UK expelling 23 Russian diplomats after ex-spy Sergey Skripal’s poisoning

ABCNews.com(LONDON) — The UK has given 23 Russian diplomats identified as intelligence officers one week to leave the UK, the biggest expulsion in decades in retaliation for the poisoning of a former Russian double agent in early March.

Prime Minister Theresa May also said that the UK was looking to implement new powers to its sanctions bill, styled on the Magnitsky Act in the United States, which allowed America to freeze assets and withhold visas of foreign officials thought to be involved in corruption and human rights.

In addition, Russian state assets will be frozen where they threaten UK nationals or residents, and all planned high-level contact between the UK and Russia is to be suspended, including an invite for Russian Foreign Minister Sergey Lavrov to come to the country.

British officials and the royal family will also not attend the 2018 World Cup in Russia.

A midnight Tuesday deadline set by May for Russia to provide a “credible” explanation for how Sergey Skripal was poisoned by a Soviet-era nerve agent in Salisbury passed with no response from the Kremlin.

Skripal’s daughter, Yulia, was also poisoned in the incident.
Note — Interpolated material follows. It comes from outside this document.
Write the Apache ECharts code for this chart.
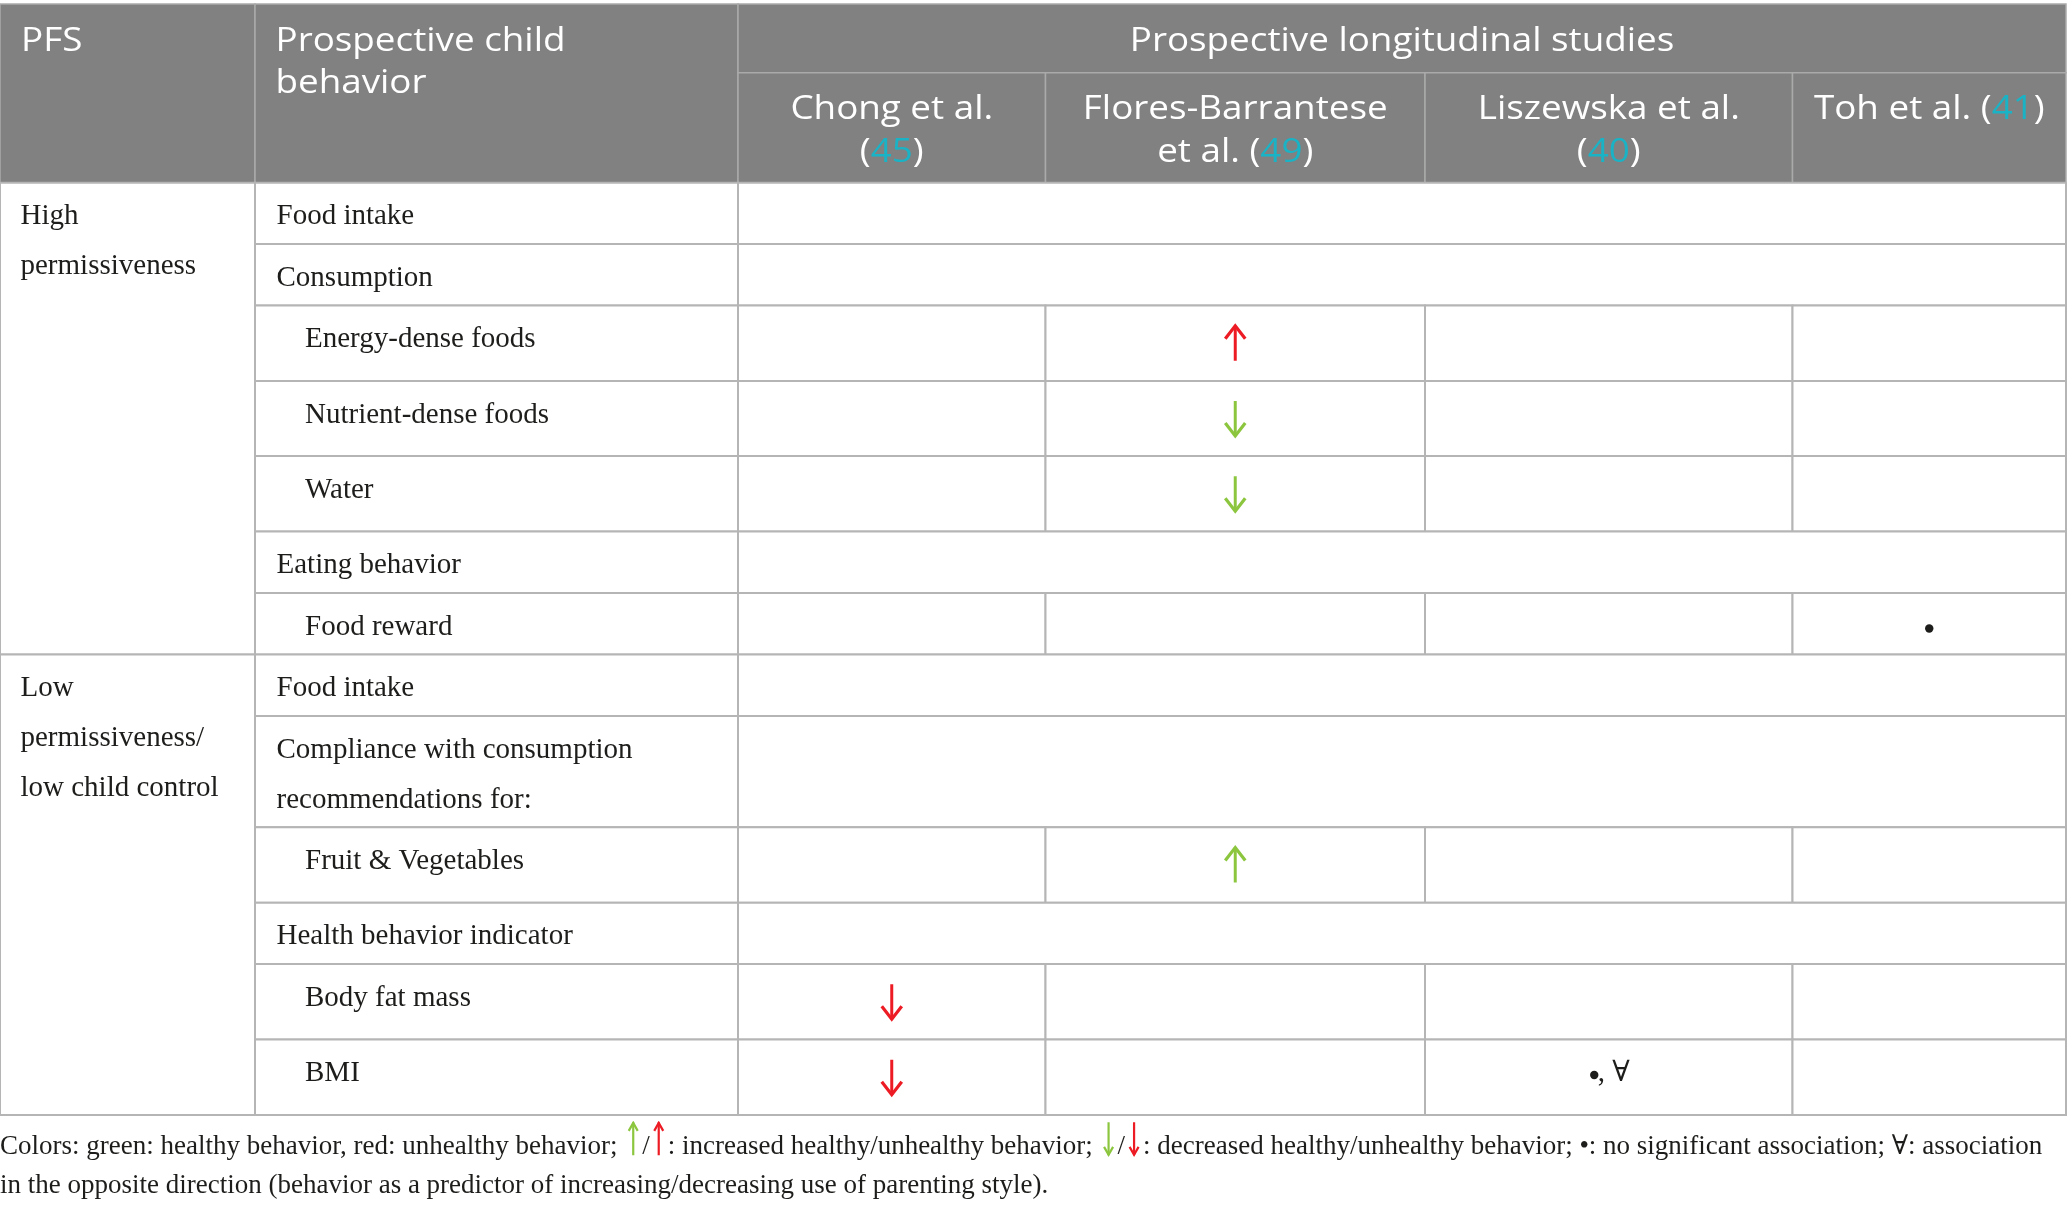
<!DOCTYPE html>
<html>
<head>
	<meta charset="utf-8">
	<title>PFS and prospective child behavior</title>
	<script src="https://cdn.jsdelivr.net/npm/echarts@6/dist/echarts.min.js"></script>
	<style>
		html, body { margin: 0; padding: 0; background: #fff; }
		#chart { width: 2067px; height: 1205px; }
	</style>
</head>
<body>
<div id="chart"></div>
<script type="text/javascript">
	// ---- table content ----
	var headerLabels = ['PFS', 'Prospective child\nbehavior', 'Prospective longitudinal studies'];
	var studyNames = ['Chong et al.\n', 'Flores-Barrantese\net al. ', 'Liszewska et al.\n', 'Toh et al. '];
	var studyRefs = ['45', '49', '40', '41'];
	var pfsGroups = ['High\npermissiveness', 'Low\npermissiveness/\nlow child control'];
	var behaviors = ['Food intake', 'Consumption', 'Energy-dense foods', 'Nutrient-dense foods', 'Water',
		'Eating behavior', 'Food reward', 'Food intake', 'Compliance with consumption\nrecommendations for:',
		'Fruit & Vegetables', 'Health behavior indicator', 'Body fat mass', 'BMI'];
	var behaviorGroup = [0, 0, 0, 0, 0, 0, 0, 1, 1, 1, 1, 1, 1];
	var behaviorLevel = [0, 0, 1, 1, 1, 0, 1, 0, 0, 1, 0, 1, 1];
	// [behavior index, study index, result]
	var findings = [
		[2, 1, 'unhealthyUp'],
		[3, 1, 'healthyDown'],
		[4, 1, 'healthyDown'],
		[6, 3, 'ns'],
		[9, 1, 'healthyUp'],
		[11, 0, 'unhealthyDown'],
		[12, 0, 'unhealthyDown'],
		[12, 2, 'nsReverse']
	];
	var footnoteLines = [
		[['Colors: green: healthy behavior, red: unhealthy behavior; ', 'f'], [' ', 'gu'], ['/', 'f'], [' ', 'ru'],
			[': increased healthy/unhealthy behavior; ', 'f'], [' ', 'gd'], ['/', 'f'], [' ', 'rd'],
			[': decreased healthy/unhealthy behavior; •: no significant association; ∀: association', 'f']],
		[['in the opposite direction (behavior as a predictor of increasing/decreasing use of parenting style).', 'f']]
	];

	// ---- layout ----
	var colWidths = [255, 483, 307.5, 379.5, 367.5, 273.5];
	var headRowHeights = [68.7, 110];
	var rowHeights = [61.3, 61.5, 75.5, 75, 75.5, 61.5, 61.5, 61.5, 111.3, 75.4, 61.3, 75.5, 75.5];
	var serif = '"Liberation Serif", "DejaVu Serif", serif';
	var sans = '"Open Sans", "Noto Sans", sans-serif';
	var red = '#ed1c24', green = '#8cc63f', teal = '#1ab3c6', ink = '#1d1d1b';
	var headSize = 32, headStretch = 1.15;
	var bodyPad = 9;

	var colEdges = [0];
	colWidths.forEach(function(w) { colEdges.push(colEdges[colEdges.length - 1] + w); });
	var headH = headRowHeights[0] + headRowHeights[1];
	var rowEdges = [headH];
	rowHeights.forEach(function(h) { rowEdges.push(rowEdges[rowEdges.length - 1] + h); });
	var tableW = colEdges[colEdges.length - 1];
	var tableH = rowEdges[rowEdges.length - 1];

	// cells
	var headCells = [];
	var bodyCells = [];
	headCells.push([colEdges[0], 0, colEdges[1], headH]);
	headCells.push([colEdges[1], 0, colEdges[2], headH]);
	headCells.push([colEdges[2], 0, tableW, headRowHeights[0]]);
	studyNames.forEach(function(s, j) {
		headCells.push([colEdges[2 + j], headRowHeights[0], colEdges[3 + j], headH]);
	});
	pfsGroups.forEach(function(g, gi) {
		var first = behaviorGroup.indexOf(gi);
		var last = behaviorGroup.lastIndexOf(gi);
		bodyCells.push([colEdges[0], rowEdges[first], colEdges[1], rowEdges[last + 1]]);
	});
	behaviors.forEach(function(b, i) {
		bodyCells.push([colEdges[1], rowEdges[i], colEdges[2], rowEdges[i + 1]]);
		if (behaviorLevel[i] === 0) {
			bodyCells.push([colEdges[2], rowEdges[i], tableW, rowEdges[i + 1]]);
		} else {
			for (var j = 0; j < studyNames.length; j++) {
				bodyCells.push([colEdges[2 + j], rowEdges[i], colEdges[3 + j], rowEdges[i + 1]]);
			}
		}
	});

	// texts
	var texts = [];
	texts.push({ x: colEdges[0] + 21, y: 17, text: headerLabels[0], align: 'left', kind: 'head' });
	texts.push({ x: colEdges[1] + 20.5, y: 17, text: headerLabels[1], align: 'left', kind: 'head' });
	texts.push({ x: (colEdges[2] + tableW) / 2, y: 17, text: headerLabels[2], align: 'center', kind: 'head' });
	studyNames.forEach(function(s, j) {
		var parts = s.split('\n');
		var rich = parts.length > 1 ? '{t|' + parts[0] + '}\n{t|' + parts[1] + '(}' : '{t|' + s + '(}';
		rich += '{n|' + studyRefs[j] + '}{t|)}';
		texts.push({ x: (colEdges[2 + j] + colEdges[3 + j]) / 2, y: headRowHeights[0] + 15.5, text: rich, align: 'center', kind: 'study' });
	});
	pfsGroups.forEach(function(g, gi) {
		texts.push({ x: colEdges[0] + 20.5, y: rowEdges[behaviorGroup.indexOf(gi)] + bodyPad, text: g, align: 'left', kind: 'body' });
	});
	behaviors.forEach(function(b, i) {
		texts.push({ x: colEdges[1] + 21.5 + behaviorLevel[i] * 28.5, y: rowEdges[i] + bodyPad, text: b, align: 'left', kind: 'body' });
	});

	// arrows, dots and the reverse sign
	var arrows = [];
	var dots = [];
	findings.forEach(function(f) {
		var cx = (colEdges[2 + f[1]] + colEdges[3 + f[1]]) / 2;
		var top = rowEdges[f[0]];
		if (f[2] === 'ns') {
			dots.push([cx, top + 35.5]);
		} else if (f[2] === 'nsReverse') {
			dots.push([cx - 14.5, top + 35.5]);
			texts.push({ x: cx - 11, y: top + bodyPad, text: ', ∀', align: 'left', kind: 'body' });
		} else {
			arrows.push({
				x: cx,
				y: (top + rowEdges[f[0] + 1]) / 2,
				dir: /Up$/.test(f[2]) ? -1 : 1,
				color: /^healthy/.test(f[2]) ? green : red
			});
		}
	});

	function textStyle(t) {
		var s = { text: t.text, align: t.align, verticalAlign: 'top' };
		if (t.kind === 'body') {
			s.fontSize = 29; s.fontFamily = serif; s.lineHeight = 50; s.fill = ink;
		} else {
			var lh = t.kind === 'study' ? 43.3 : 41.7;
			s.fontSize = headSize; s.fontFamily = sans; s.fill = '#ffffff'; s.lineHeight = lh;
			if (t.kind === 'study') {
				s.rich = {
					t: { fontSize: headSize, fontFamily: sans, lineHeight: lh, fill: '#ffffff', color: '#ffffff' },
					n: { fontSize: headSize, fontFamily: sans, lineHeight: lh, fill: teal, color: teal }
				};
			}
		}
		return s;
	}

	function rectItem(fill, stroke, lw) {
		return function(params, api) {
			var p0 = api.coord([api.value(0), api.value(1)]);
			var p1 = api.coord([api.value(2), api.value(3)]);
			return {
				type: 'rect',
				shape: { x: p0[0], y: p0[1], width: p1[0] - p0[0], height: p1[1] - p0[1] },
				style: { fill: fill, stroke: stroke, lineWidth: lw }
			};
		};
	}

	// small arrow pictures for the footnote
	function arrowIcon(color, up) {
		var head = up ? 'M4.5 10 L9 2 L13.5 10' : 'M4.5 26 L9 34 L13.5 26';
		var svg = '<svg xmlns="http://www.w3.org/2000/svg" width="18" height="52" viewBox="0 0 18 52">' +
			'<path d="M9 1.5 L9 34.5" stroke="' + color + '" stroke-width="2.2" fill="none"/>' +
			'<path d="' + head + '" stroke="' + color + '" stroke-width="2.2" fill="none" stroke-linejoin="miter"/></svg>';
		return 'data:image/svg+xml;charset=utf-8,' + encodeURIComponent(svg);
	}
	var footBase = { fontSize: 27, fontFamily: serif, fontWeight: 'normal', color: ink, lineHeight: 38.7 };
	function iconStyle(color, up) {
		return { width: 18, height: 52, lineHeight: 38.7, fontSize: 27, backgroundColor: { image: arrowIcon(color, up) } };
	}
	var footRich = {
		f: footBase,
		gu: iconStyle(green, true),
		ru: iconStyle(red, true),
		gd: iconStyle(green, false),
		rd: iconStyle(red, false)
	};
	var footText = footnoteLines.map(function(line) {
		return line.map(function(p) { return '{' + p[1] + '|' + p[0] + '}'; }).join('');
	}).join('\n');

	var myChart = echarts.init(document.getElementById('chart'));
	var option = {
		animation: false,
		backgroundColor: '#ffffff',
		title: {
			left: 0,
			top: 1127.5,
			padding: 0,
			text: footText,
			textStyle: { fontWeight: 'normal', fontFamily: serif, fontSize: 27, color: ink, rich: footRich }
		},
		grid: { left: 0, top: 4, width: tableW, height: tableH },
		xAxis: { type: 'value', min: 0, max: tableW, show: false },
		yAxis: { type: 'value', min: 0, max: tableH, inverse: true, show: false },
		series: [{
			type: 'custom',
			data: headCells,
			renderItem: rectItem('#808180', '#a9aaa9', 1.5),
			silent: true
		}, {
			type: 'custom',
			data: bodyCells,
			renderItem: rectItem('#ffffff', '#b5b5b5', 2),
			silent: true
		}, {
			type: 'custom',
			data: texts.map(function(t) { return [t.x, t.y]; }),
			renderItem: function(params, api) {
				var t = texts[params.dataIndex];
				var p = api.coord([api.value(0), api.value(1)]);
				var el = { type: 'text', x: p[0], y: p[1], style: textStyle(t) };
				if (t.kind !== 'body') {
					el.scaleX = headStretch;
				}
				return el;
			},
			silent: true
		}, {
			type: 'custom',
			data: dots,
			renderItem: function(params, api) {
				var c = api.coord([api.value(0), api.value(1)]);
				return { type: 'circle', shape: { cx: c[0], cy: c[1], r: 4.2 }, style: { fill: ink } };
			},
			silent: true
		}, {
			type: 'custom',
			data: arrows.map(function(a) { return [a.x, a.y]; }),
			renderItem: function(params, api) {
				var a = arrows[params.dataIndex];
				var c = api.coord([api.value(0), api.value(1)]);
				var half = 17.5, d = a.dir;
				return {
					type: 'group',
					children: [{
						type: 'line',
						shape: { x1: c[0], y1: c[1] - half, x2: c[0], y2: c[1] + half },
						style: { stroke: a.color, lineWidth: 3 }
					}, {
						type: 'polyline',
						shape: { points: [[c[0] - 10, c[1] + d * (half - 13)], [c[0], c[1] + d * half], [c[0] + 10, c[1] + d * (half - 13)]] },
						style: { stroke: a.color, lineWidth: 3.2, fill: 'none', lineJoin: 'miter' }
					}]
				};
			},
			silent: true
		}]
	};
	myChart.setOption(option);
</script>
</body>
</html>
Both were in critical condition.

May warned Russian President Vladimir Putin that if the Kremlin did not cooperate, London would interpret the incident as an “unlawful use of force” by the Russian state against the UK.

Lavrov, speaking ahead of the Prime Minister’s statement, said that the expulsion of diplomats from the UK over the Salisbury incident was “unacceptable” and a “provocation”.

The expulsion is the biggest removal of Russian staff since more than 100 Soviet diplomats and spies were booted by former Prime Minister Edward Heath’s government in 1971, plunging UK-Soviet relations to an historic low.